§ Your task
Beginning with the first line, set down every line through the one containing "linear_y = [7.41, 1.63]", exactly as it appears, but not the pictures.

§ Excerpted records

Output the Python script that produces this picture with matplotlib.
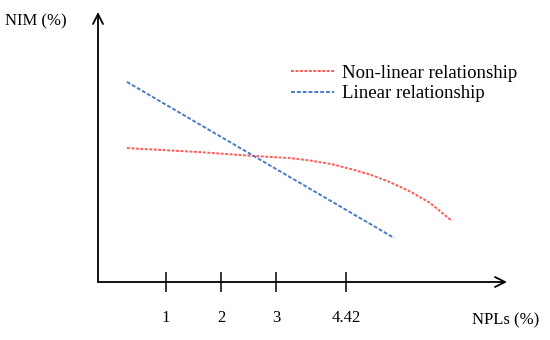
import matplotlib.pyplot as plt

plt.rcParams["font.family"] = ["Liberation Serif", "DejaVu Serif"]

# NPL (x) / NIM (y) values, arbitrary units
linear_x = [0.29, 5.15]
linear_y = [7.41, 1.63]

nonlinear_x = [0.29, 1.62, 2.58, 3.25, 3.62, 4.00, 4.35, 4.71, 5.07, 5.44, 5.80, 6.20]
nonlinear_y = [4.96, 4.81, 4.67, 4.59, 4.50, 4.37, 4.19, 3.98, 3.70, 3.35, 2.93, 2.26]

tick_pos = [1, 2, 3, 4.27]
tick_labels = ["1", "2", "3", "4.42"]

W, H = 550, 340
fig = plt.figure(figsize=(5.5, 3.4), dpi=100)
ax = fig.add_axes([98 / W, 58 / H, 409 / W, 270 / H])
ax.set_xlim(-0.236, 7.2)
ax.set_ylim(0, 10)

for side in ["top", "right", "left", "bottom"]:
    ax.spines[side].set_visible(False)

# axes drawn as arrows
arrow = dict(arrowstyle="->", color="black", lw=1.3, mutation_scale=18, shrinkA=0, shrinkB=0)
ax.annotate("", xy=(1, 0), xytext=(0, 0), xycoords="axes fraction", arrowprops=arrow)
ax.annotate("", xy=(0, 1), xytext=(0, 0), xycoords="axes fraction", arrowprops=arrow)

ax.plot(nonlinear_x, nonlinear_y, color="#ff5a5a", lw=1.4, ls=(0, (1.5, 0.8)),
        label="Non-linear relationship")
ax.plot(linear_x, linear_y, color="#4a7cc8", lw=1.4, ls=(0, (2, 1)),
        label="Linear relationship")

ax.set_xticks(tick_pos)
ax.set_xticklabels(tick_labels, fontsize=12)
ax.set_yticks([])
ax.tick_params(axis="x", direction="inout", length=15, width=1.1, pad=13)

fig.text(5 / W, 1 - 21 / H, "NIM (%)", fontsize=12, va="center", ha="left")
fig.text(472 / W, 1 - 320 / H, "NPLs (%)", fontsize=12, va="center", ha="left")

fig.legend(loc="upper left", bbox_to_anchor=(283 / W, 1 - 57 / H), frameon=False,
           fontsize=13.5, handlelength=2.3, handletextpad=0.45, labelspacing=0.2,
           borderaxespad=0)

fig.savefig("out.png", dpi=100)
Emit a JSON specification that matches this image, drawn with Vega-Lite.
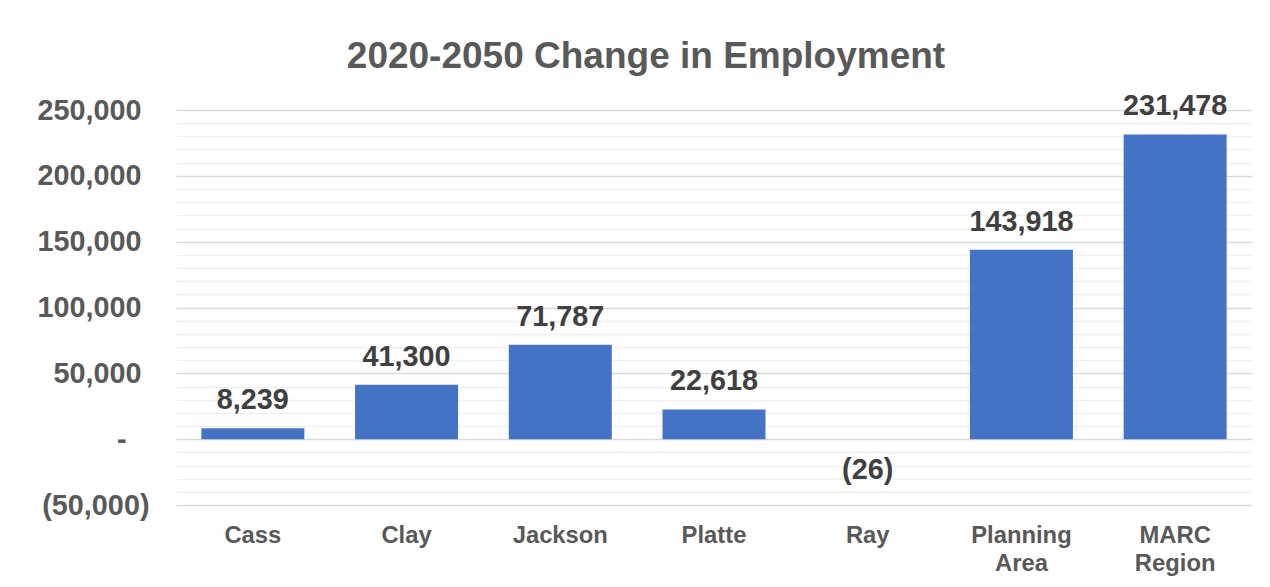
{
  "$schema": "https://vega.github.io/schema/vega-lite/v6.json",
  "width": 1076,
  "height": 395,
  "autosize": {"type": "none"},
  "padding": {"left": 176, "top": 110, "right": 18, "bottom": 82},
  "background": "white",
  "config": {"view": {"stroke": null}, "font": "Liberation Sans"},
  "title": {
    "text": "2020-2050 Change in Employment",
    "fontSize": 37,
    "fontWeight": "bold",
    "color": "#595959",
    "font": "Liberation Sans",
    "anchor": "middle",
    "dx": -68,
    "offset": 16
  },
  "data": {
    "values": [
      {"area": "Cass", "value": 8239},
      {"area": "Clay", "value": 41300},
      {"area": "Jackson", "value": 71787},
      {"area": "Platte", "value": 22618},
      {"area": "Ray", "value": -26},
      {"area": "Planning Area", "value": 143918},
      {"area": "MARC Region", "value": 231478}
    ]
  },
  "encoding": {
    "x": {
      "field": "area",
      "type": "nominal",
      "sort": null,
      "scale": {"paddingInner": 0.33, "paddingOuter": 0.165},
      "axis": {
        "title": null,
        "labelAngle": 0,
        "domain": false,
        "ticks": false,
        "grid": false,
        "labelPadding": 18,
        "labelFontSize": 23.8,
        "labelFontWeight": "bold",
        "labelColor": "#595959",
        "labelExpr": "split(datum.label, ' ')",
        "labelLineHeight": 28
      }
    }
  },
  "layer": [
    {
      "mark": {"type": "bar", "color": "#4472C4"},
      "encoding": {
        "y": {
          "field": "value",
          "type": "quantitative",
          "scale": {"domain": [-50000, 250000], "nice": false, "zero": true},
          "axis": {
            "orient": "left",
            "title": null,
            "values": [-50000, 0, 50000, 100000, 150000, 200000, 250000],
            "domain": false,
            "ticks": false,
            "grid": true,
            "labelPadding": {
              "condition": [
                {"test": "datum.value == 0", "value": 50},
                {"test": "datum.value < 0", "value": 27}
              ],
              "value": 35
            },
            "labelFontSize": 28.8,
            "labelFontWeight": "bold",
            "labelColor": "#595959",
            "gridColor": "#d9d9d9",
            "gridWidth": 1.5,
            "labelExpr": "datum.value == 0 ? '-' : datum.value < 0 ? '(' + format(-datum.value, ',') + ')' : format(datum.value, ',')"
          }
        }
      }
    },
    {
      "transform": [
        {"filter": "datum.value >= 0"},
        {"calculate": "format(datum.value, ',')", "as": "label"}
      ],
      "mark": {"type": "text", "baseline": "alphabetic", "dy": -19, "fontSize": 28.8, "fontWeight": "bold", "color": "#404040"},
      "encoding": {
        "y": {
          "field": "value",
          "type": "quantitative",
          "axis": {
            "orient": "left",
            "title": null,
            "values": [-40000, -30000, -20000, -10000, 10000, 20000, 30000, 40000, 60000, 70000, 80000, 90000, 110000, 120000, 130000, 140000, 160000, 170000, 180000, 190000, 210000, 220000, 230000, 240000],
            "labels": false,
            "domain": false,
            "ticks": false,
            "grid": true,
            "gridColor": "#f0f0f0",
            "gridWidth": 1.5
          }
        },
        "text": {"field": "label", "type": "nominal"}
      }
    },
    {
      "transform": [
        {"filter": "datum.value < 0"},
        {"calculate": "'(' + format(-datum.value, ',') + ')'", "as": "label"}
      ],
      "mark": {"type": "text", "baseline": "alphabetic", "dy": 40, "fontSize": 28.8, "fontWeight": "bold", "color": "#404040"},
      "encoding": {
        "y": {"field": "value", "type": "quantitative", "axis": null},
        "text": {"field": "label", "type": "nominal"}
      }
    }
  ],
  "resolve": {"axis": {"y": "independent"}}
}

§ Response
Output the Python script that produces this picture with matplotlib.
import matplotlib.pyplot as plt

plt.rcParams["font.family"] = ["Liberation Serif", "DejaVu Serif"]

# NPL (x) / NIM (y) values, arbitrary units
linear_x = [0.29, 5.15]
linear_y = [7.41, 1.63]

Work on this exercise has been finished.